Первая:
Папа Римский сдал Сикстинскую капеллу в аренду под корпоратив «Порше». В ней пройдет концерт для избранных, находящихся в эксклюзивном туре по Италии, организованном Porsche. Гости будут наслаждаться концертом хоровой музыки, а затем усядутся за гала-ужин в музеях Ватикана. Вырученные деньги направят на благотворительные цели.
И вторая:
Священнослужители, принимающие участие в подготовке обзора католического учения, истолковывающего вопросы семьи и брака, призвали церковь занять более примирительную позицию по отношению к гомосексуализму. В синоде, начавшем свою работу 5 октября, принимают участие более 200 епископов. Он был созван папой Франциском для обсуждения таких вопросов, как аборты, гомосексуальность и разводы.
В опубликованном отчете, в частности, говорится: «Гомосексуалисты обладают дарами и качествами, которые они могут предложить христианской общине… Способны ли мы приветствовать этих людей, гарантировать им место и братское отношение в наших общинах?» Как сообщает из Рима корреспондент Би-би-си Дэвид Уилли, позиция папы римского Франциска, предпочитающего акцентировать внимание на позитивных, а не негативных аспектах человеческой сексуальности, судя по всему, привлекла на его сторону многих епископов, участвующих в синоде. Папа римский Франциск — первый понтифик, который предпочел слово «гей» традиционному «гомосексуалист».

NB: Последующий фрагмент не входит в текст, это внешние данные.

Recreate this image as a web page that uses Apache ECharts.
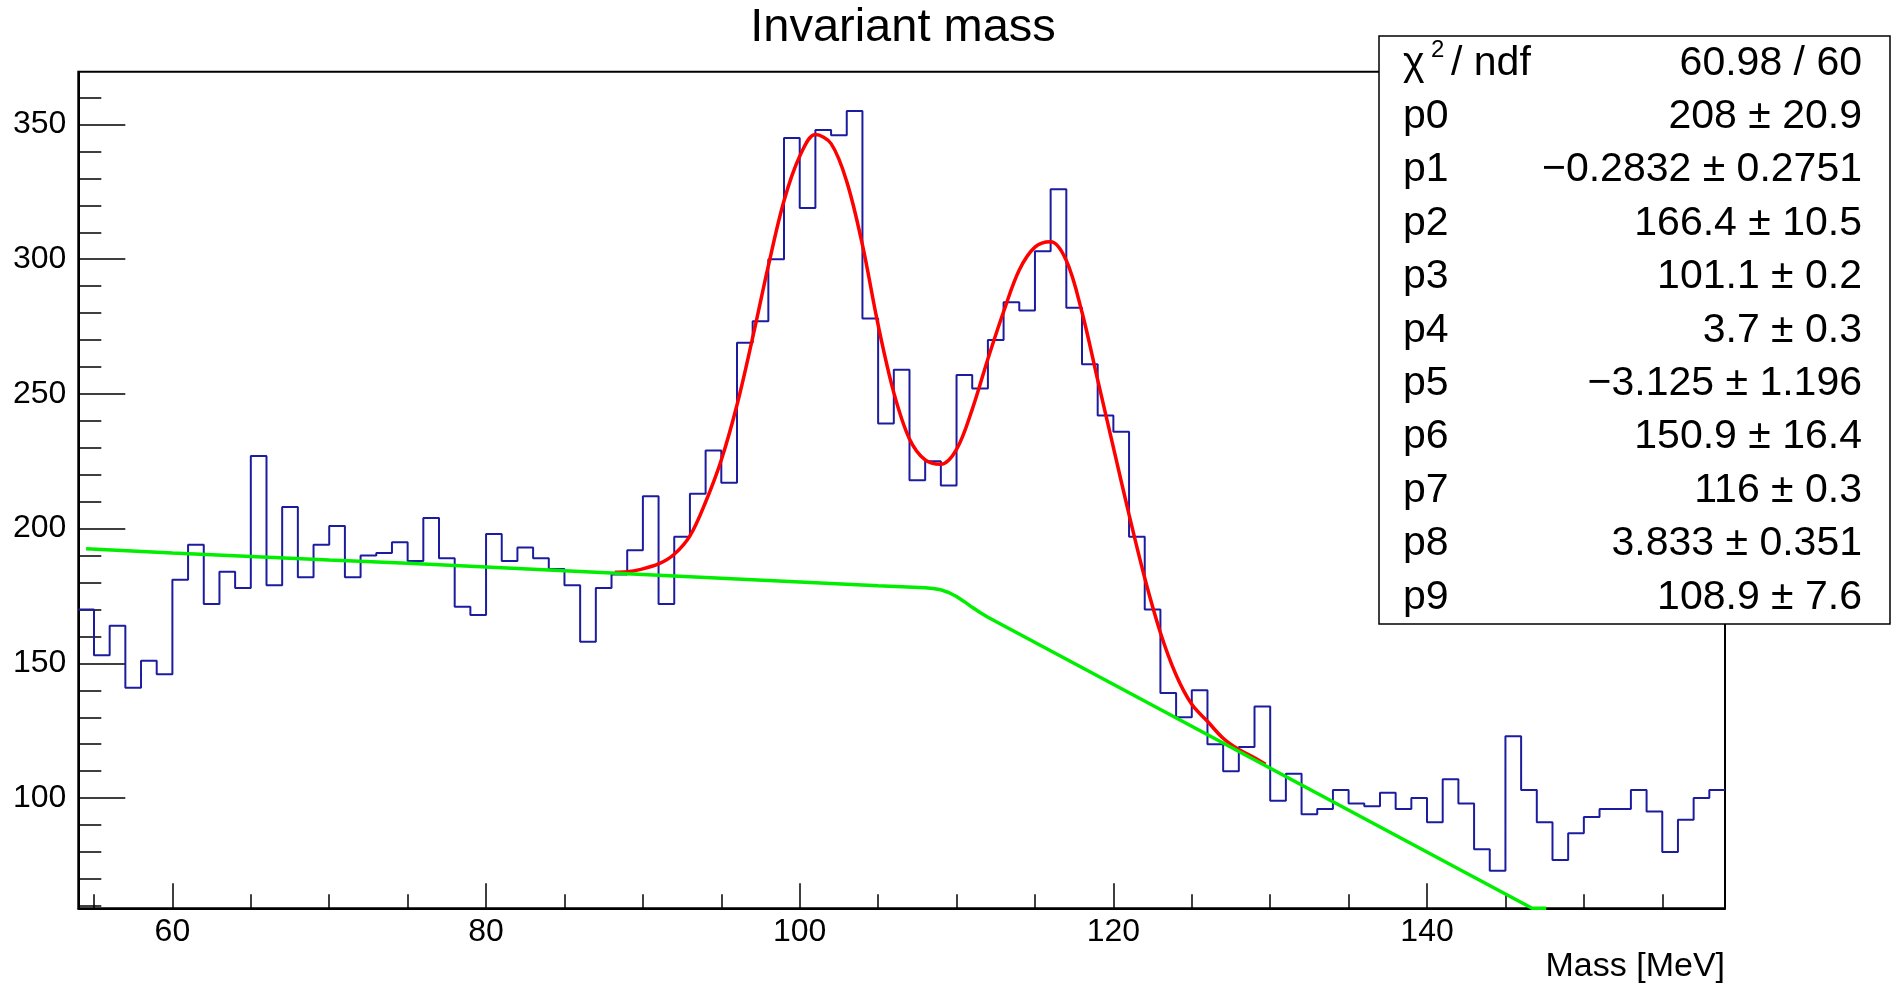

Эти два сообщения, появившиеся почти одновременно — признак глубочайшего кризиса западной Церкви. Понятно, что уже как-то странно вспоминать книгу Левит («Не ложись с мужчиною, как с женщиною: это мерзость». (Лев.18:22)) или апостола Павла («Не обманывайтесь: ни блудники, ни идолослужители, ни прелюбодеи, ни малакии, ни мужеложники, ни воры, ни лихоимцы, ни пьяницы, ни злоречивые, ни хищники — Царства Божия не наследуют». (1Кор.6:9-11)) — Священное Писание, равно как и Священное Предание в таких случаях становятся не руководством к жизни, а древней литературой, дающей положительные примеры, которые не обязательны к исполнению.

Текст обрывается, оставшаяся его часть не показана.